Gardens grow in Niger
This has also been the case in the Illela department of Niger, where water harvesting practices are continuing more than 15 years after funding ended.
The initial project encouraged farmers to improve traditional planting pits and half-moons. The pits are dug before the rains. They collect and store rainfall and run-off. The half-moons are earth embankments in the shape of a semi-circle. They are much larger than the pits and are also used to capture run-off water.
Although the project ended in 1996, a return to the area last January found that farmers are still making pits and half-moons.
The implications for food security in this drought-prone region are enormous. In the village of Batodi, the water level in wells increased by 14 metres between 1994 and 2004, which led to the creation of 10 vegetable gardens around the wells.
Even in drought years the local population has been able to feed itself because the simple water harvesting technique had recharged the groundwater, forcing rainfall and run-off to infiltrate.
Indeed, evidence shows that the villages that have implemented re-greening activities have higher incomes, more reliable access to food and lower rates of infant mortality.
In other words, it is possible to have a degree of food security even in areas routinely devastated by drought and famine. But only if your efforts are sustainable.
Flip-flops used for micro-irrigation in Madagascar
Sometimes, you need to think creatively to give poor people the technology they can afford. In Madagascar, IFAD supported a project to turn old flip-flops into parts for micro-irrigation equipment.
About 30,000 vulnerable farmer households were able to improve crop production because they could get the irrigation equipment they needed at prices they could afford. And the project further helped the local economy by creating jobs for street workers who collected the old sandals, and for small businesses that make the irrigation parts.
Farming is a business
Working closely with local communities is essential to our work, but it is only one part of the food security puzzle. Another important piece is changing our perception of farming and farmers.
Over the years, we have come to realize that farming is a business, no matter how small.

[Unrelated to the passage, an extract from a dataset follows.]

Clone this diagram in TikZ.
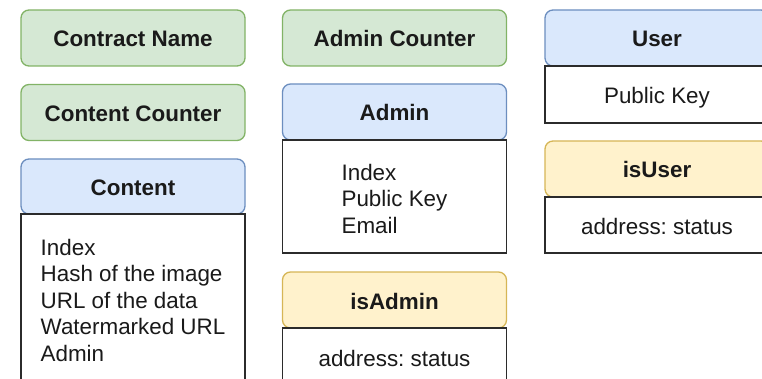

If we want smallholders to contribute to the global food supply, they will need access to rural and agricultural finance, specifically geared to the needs of small-scale producers so they can invest in their farms.
Like the farmers participating in an IFAD-funded project in Bangladesh, who can take out seasonal loans to cover the costs of crop production.
The project pioneered a form of microfinance geared to the needs of the local community. For example, more than half of its loans were seasonal. The loans were made up-front, to cover the costs of crop production. Repayments followed four to six months later, in one single instalment to reflect the cash flow cycle of farming.
The easier access to credit meant farmers could buy better seeds, plant their crops at the right time, increase production, and get better market prices for crops that were planted early.
But farmers also need to earn enough from their business to eat a balanced diet, manage their land sustainably, educate their children and invest in their businesses. To do this, farmers need solid links to markets.
If a farmer cannot profitably market her surplus, there is no logical reason to produce more than her family can store or consume. There is no motivation to adopt new technologies to enhance productivity, particularly if these inputs are costly.
When I was in Guatemala I met Pedro Tun. Mr Tun is a smallholder farmer and president of a producers’ association. With the backing of an IFAD-supported project they were able to buy irrigation equipment, build a new storage facility and work with private-sector partners to bring their produce to new markets. Today, they sell to some of the biggest retailers in the world.
There are many other examples, from cocoa farmers in Sao Tomé and Principe who are now supplying chocolate makers such as Kaoka in France and CaféDirect in the UK, to an organics project in the Pacific where small farmers are supplying organic virgin coconut oil to the Body Shop in the United Kingdom, allowing more children to attend school and funding a way of life that incorporates health, ecology, fairness and care.
There is also little point in increasing yields if the infrastructure does not exist for farmers to be able to get their produce to market. You can’t eat cassava and only cassava for breakfast, lunch and dinner. You need to be able to sell your surplus cassava so you can buy some fish, rice and beans.
Similarly, there is little point in increasing a farmer’s yield if that farmer does not have storage facilities for surplus production, or if there is no demand for what is produced.
As we look to create lasting food security, we must consider investing in the innovation, research and infrastructure that enables farmers to store and sell, as well as grow.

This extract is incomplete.